Entre referências literárias, como “A Arte da Guerra” (“Nunca demonstre seus sentimentos aos inimigos”), filosofia de botequim adulterado ao gaúcho, e reunião de amigos (e as drogas), “vampira que rouba a alma”, e música pop rock local, é inevitável não inferirmos a “Pequeno Dicionário Amoroso”, de Sandra Werneck, “Amores Imaginários”, de Xavier Dolan, “Vamos Fazer Um Filme”, de Cavi Borges e Walter Daguerre, “Apenas o Fim”, de Matheus Souza, “O Demônio das Onze Horas”, de Jean-Luc Godard, “127 Horas”, de Danny Boyle, “Falsa Loura”, de Carlos Reichenbach, “Quanto dura o amor?”, de Roberto Moreira e explicitamente “A Fraternidade é Vermelha”, de Krzysztof Kieślowski.

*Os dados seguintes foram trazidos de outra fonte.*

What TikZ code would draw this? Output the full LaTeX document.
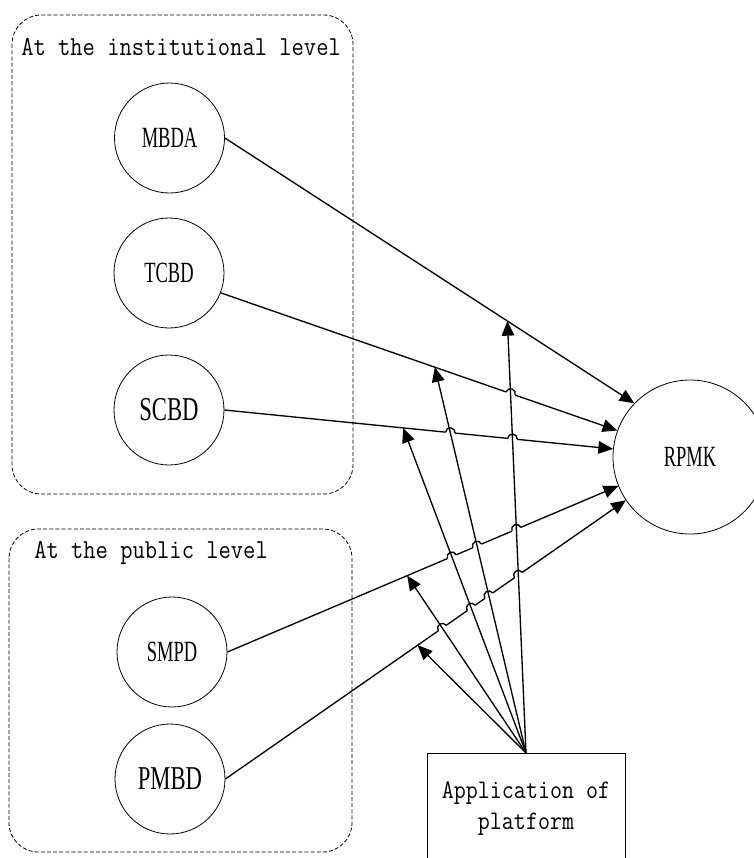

“Nós Duas Descendo As Escadas” personifica a poesia pela fala, a deixando palpável. E também a metalinguagem. Conversa-se sobre cinema, inclusive a cena final de “Casablanca”, de Michael Curtiz. “Ainda é cedo amor”, rebate-se com um trecho da música “O Mundo é Um Moinho”, de Cartola. “Leva meus óculos. Guarda meus olhos”, diz-se. Como foi dito, é um filme mais de crítico de cinema que de realizador. Referências pululam incessante e recorrentemente. Os posters de “Garotas do ABC”, “Na Estrada”, “Um Verão Escaldante”.
Aqui, é o máximo do Romantismo que desvirtua apontamentos com a atmosfera de Pedro Almodóvar, e assim, busca imprimir uma credibilidade naturalista editada. “A guerra está declarada”, de Valérie Donzelli, título deste filme francês que resume praticamente tudo que se precisa explicar. “Isto não é um filme”; “Carnaval, vai, vomita e volta”; diário de luzes; a exposição “Vazio” de Leonilson; a cena lésbica de “Titanic”; o ciúme; a musica de Tulipa Ruiz; a experiência LSD (com câmera epifania psicodélica). Enfim, todos os detalhes e conflitos são fofos demais, resolvidos rápidos, como a cena de uma que se joga na escada, o pseudo término, o estímulo psicótico-passional, a desconstrução do amor por destruições simbólicas dos detalhes. Trocando em miúdos, é uma versão feminina e de comédia romântica de “Felizes Juntos”, de Wong Kar-wai. Concluindo, um filme que merece ser visto, até como uma brincadeira quiz de descobrir o maior número de referências cinematográficas nas cenas. O filme ganhou o prêmio de Melhor Longa-Metragem pelo Júri Popular no CLOSE (Festival Nacional de Cinema da Diversidade Sexual).